Football in Indian Movies (Part 1) – A Brief History

Sports films, a rarity given their history of commercial failure, often rely on the weight of a protagonist or team’s struggle and journey outside the sporting arena to reel an audience in. The elements that make a movie work are fairly universal, whatever the genre, and it would take pretty spectacular filming of sporting scenes and insane guts to sell a movie purely on the action on the field.

The Damned United, Pele: Birth of a Legend, United, Escape to Victory and the Goal Trilogy are examples of football movies where the sporting action has been cleverly interspersed into the narrative, without being the main selling point. In India, where sport has not been given enough importance until recently, it isn’t surprising that very few films have been made on the subject, and even lesser on football. These movies have followed the same template as their universal counterparts.

Bengali cinema kicked things off with Dhanyee Meye in 1971. It was the story of two rival club owners determined to win a trophy, with hilarious consequences. Mohanbaganer Meye in 1976 centred around a romantic relationship between an ardent East Bengal fan and a man whose father insists that he should find love in a Mohun Bagan household. Saheb, about a talented goalkeeper who sacrifices his career for family, released in 1981 and was remade in several Indian languages.

In 1973, Malayalam cinema tested waters with Football Champion, the year of Kerala’s first Santosh Trophy win, and followed that up with Football in 1982. Prakash Jha made his debut in Hindi with Hip Hip Hurray in 1984. It was the story of a computer engineer who takes up the post of a sports teacher at a school in Ranchi.

Following India’s win in the 1983 cricket World Cup, which changed the sporting landscape in the country forever, there was a lull for a couple of decades. Movies with football as a theme weren’t considered lucrative prospects, and many a project stalled for lack of funding. Not that cricket movies did well. Awwal Number, starring Aamir Khan bombed at the box office in 1990.

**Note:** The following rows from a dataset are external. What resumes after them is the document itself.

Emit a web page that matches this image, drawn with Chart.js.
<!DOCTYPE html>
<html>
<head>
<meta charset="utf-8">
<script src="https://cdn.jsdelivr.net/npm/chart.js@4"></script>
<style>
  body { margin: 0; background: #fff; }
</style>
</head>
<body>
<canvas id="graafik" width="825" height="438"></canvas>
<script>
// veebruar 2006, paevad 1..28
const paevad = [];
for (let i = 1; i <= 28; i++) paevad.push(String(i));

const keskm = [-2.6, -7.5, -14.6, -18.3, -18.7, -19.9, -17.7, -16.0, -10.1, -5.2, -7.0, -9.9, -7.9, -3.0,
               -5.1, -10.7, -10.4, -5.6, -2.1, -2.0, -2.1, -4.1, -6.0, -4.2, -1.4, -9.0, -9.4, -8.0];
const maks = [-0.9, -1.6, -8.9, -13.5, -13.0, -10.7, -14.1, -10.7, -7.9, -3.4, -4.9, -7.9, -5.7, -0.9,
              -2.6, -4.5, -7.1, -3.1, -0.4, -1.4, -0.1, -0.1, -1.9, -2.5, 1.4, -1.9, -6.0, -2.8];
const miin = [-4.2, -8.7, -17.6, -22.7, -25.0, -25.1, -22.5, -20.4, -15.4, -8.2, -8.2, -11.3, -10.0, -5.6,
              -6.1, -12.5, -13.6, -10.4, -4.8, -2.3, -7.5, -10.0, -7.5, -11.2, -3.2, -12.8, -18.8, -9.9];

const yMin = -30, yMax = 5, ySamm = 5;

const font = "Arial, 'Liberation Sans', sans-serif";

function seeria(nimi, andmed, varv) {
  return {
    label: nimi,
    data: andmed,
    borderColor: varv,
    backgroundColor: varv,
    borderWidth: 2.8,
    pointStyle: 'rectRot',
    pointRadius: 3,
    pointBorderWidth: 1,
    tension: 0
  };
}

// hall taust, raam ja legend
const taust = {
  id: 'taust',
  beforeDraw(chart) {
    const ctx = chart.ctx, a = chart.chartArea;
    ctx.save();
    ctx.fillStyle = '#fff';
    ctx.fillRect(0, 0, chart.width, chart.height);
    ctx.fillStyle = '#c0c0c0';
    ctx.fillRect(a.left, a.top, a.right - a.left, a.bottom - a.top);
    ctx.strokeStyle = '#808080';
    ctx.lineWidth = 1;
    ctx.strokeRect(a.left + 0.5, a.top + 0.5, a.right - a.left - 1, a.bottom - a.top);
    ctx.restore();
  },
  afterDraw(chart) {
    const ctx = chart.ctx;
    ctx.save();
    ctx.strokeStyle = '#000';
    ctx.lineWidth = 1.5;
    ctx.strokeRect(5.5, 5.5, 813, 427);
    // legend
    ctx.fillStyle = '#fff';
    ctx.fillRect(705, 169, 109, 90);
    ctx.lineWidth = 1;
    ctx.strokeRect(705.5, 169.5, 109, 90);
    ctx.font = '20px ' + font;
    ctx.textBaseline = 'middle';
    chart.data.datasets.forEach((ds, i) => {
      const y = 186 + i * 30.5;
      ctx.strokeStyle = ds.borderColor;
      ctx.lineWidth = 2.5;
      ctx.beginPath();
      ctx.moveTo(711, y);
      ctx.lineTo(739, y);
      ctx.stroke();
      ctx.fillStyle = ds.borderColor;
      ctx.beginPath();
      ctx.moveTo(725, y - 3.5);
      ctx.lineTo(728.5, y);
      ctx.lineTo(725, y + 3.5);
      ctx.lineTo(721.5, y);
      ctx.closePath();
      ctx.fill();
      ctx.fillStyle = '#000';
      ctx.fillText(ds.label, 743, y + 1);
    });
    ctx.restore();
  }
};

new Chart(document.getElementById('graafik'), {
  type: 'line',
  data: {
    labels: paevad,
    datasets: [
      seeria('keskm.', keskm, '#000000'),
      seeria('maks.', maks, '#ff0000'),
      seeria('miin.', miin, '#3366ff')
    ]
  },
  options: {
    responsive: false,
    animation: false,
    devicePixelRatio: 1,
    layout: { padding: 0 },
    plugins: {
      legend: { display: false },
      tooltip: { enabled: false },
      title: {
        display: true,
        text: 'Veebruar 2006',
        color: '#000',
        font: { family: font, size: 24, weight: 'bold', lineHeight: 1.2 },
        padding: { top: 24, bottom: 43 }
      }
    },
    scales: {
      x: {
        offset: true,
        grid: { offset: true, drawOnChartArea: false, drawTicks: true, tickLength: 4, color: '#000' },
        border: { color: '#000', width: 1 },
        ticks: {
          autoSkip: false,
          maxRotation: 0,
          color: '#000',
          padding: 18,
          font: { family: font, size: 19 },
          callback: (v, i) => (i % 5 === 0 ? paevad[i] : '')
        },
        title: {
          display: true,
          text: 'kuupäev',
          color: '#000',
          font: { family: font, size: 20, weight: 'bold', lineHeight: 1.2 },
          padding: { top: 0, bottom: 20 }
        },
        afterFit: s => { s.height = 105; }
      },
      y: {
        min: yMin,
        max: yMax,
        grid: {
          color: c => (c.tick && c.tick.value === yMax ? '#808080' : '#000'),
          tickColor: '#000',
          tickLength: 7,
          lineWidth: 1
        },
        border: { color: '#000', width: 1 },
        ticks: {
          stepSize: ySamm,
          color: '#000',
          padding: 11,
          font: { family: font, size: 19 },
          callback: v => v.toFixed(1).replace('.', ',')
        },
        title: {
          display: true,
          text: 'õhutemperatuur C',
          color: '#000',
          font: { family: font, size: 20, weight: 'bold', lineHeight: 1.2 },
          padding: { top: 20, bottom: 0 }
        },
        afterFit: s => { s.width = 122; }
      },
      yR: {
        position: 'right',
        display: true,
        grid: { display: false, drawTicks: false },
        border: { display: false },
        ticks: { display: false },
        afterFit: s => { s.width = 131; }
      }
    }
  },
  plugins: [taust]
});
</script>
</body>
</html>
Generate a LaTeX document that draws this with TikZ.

The Goal, produced by the Children’s Film Society and released in 1999, bucked this trend. While not a commercial success, the Irrfan Khan starrer won several awards internationally. The year 2007 saw the release of the most commercially successful football movie in India. Dhan Dhana Dhan Goal told the story of the South Asian community in the UK through the prism of football. Regional successes followed with Egaro in 2011 and Lorai: Play to Live in 2015. Sevenes tapped into the popularity of seven’s football in the state and released in Kerala in 2011.

In recent years, the success, especially in Bollywood of movies like Lagaan, Chak De India, Bhaag Milkha Bhaag, Mary Kom and Dangal, has shown that there is a growing audience out there who will lap up content revolving around sport. The lack of success for India in football annals and nascent popularity for the game in the country is probably the reason why film makers beyond West Bengal and Kerala hesitate to broach the theme.

Hopefully, things will change in the next few years. Glory, the first Konkani movie on football went on the floors this year. In Bollywood, there is talk that Shoojit Sircar and John Abraham, an avid football fan and the star of Dhan Dhana Dhan Goal, will collaborate to bring the story of the 1911 IFA Shield to life.

It was the year Mohun Bagan won the Shield, in the process becoming the first team with native Indian players to win the competition. They beat East Yorkshire Regiment 2-1 in the final and the win is credited with expediting the nationalist movement for freedom from the British. While Egaro explored the same theme, a Bollywood production will be larger in scale and will draw in national audiences. The irony of this will not be lost on Mohun Bagan, who may have to rely on the ISL platform backed by Bollywood stars to remain relevant in 2019.

However, Indian football could do with a big budget production to take the game across the country and inspire more people to take up the game. One of the finest moments in our footballing history is as good a place to start as any.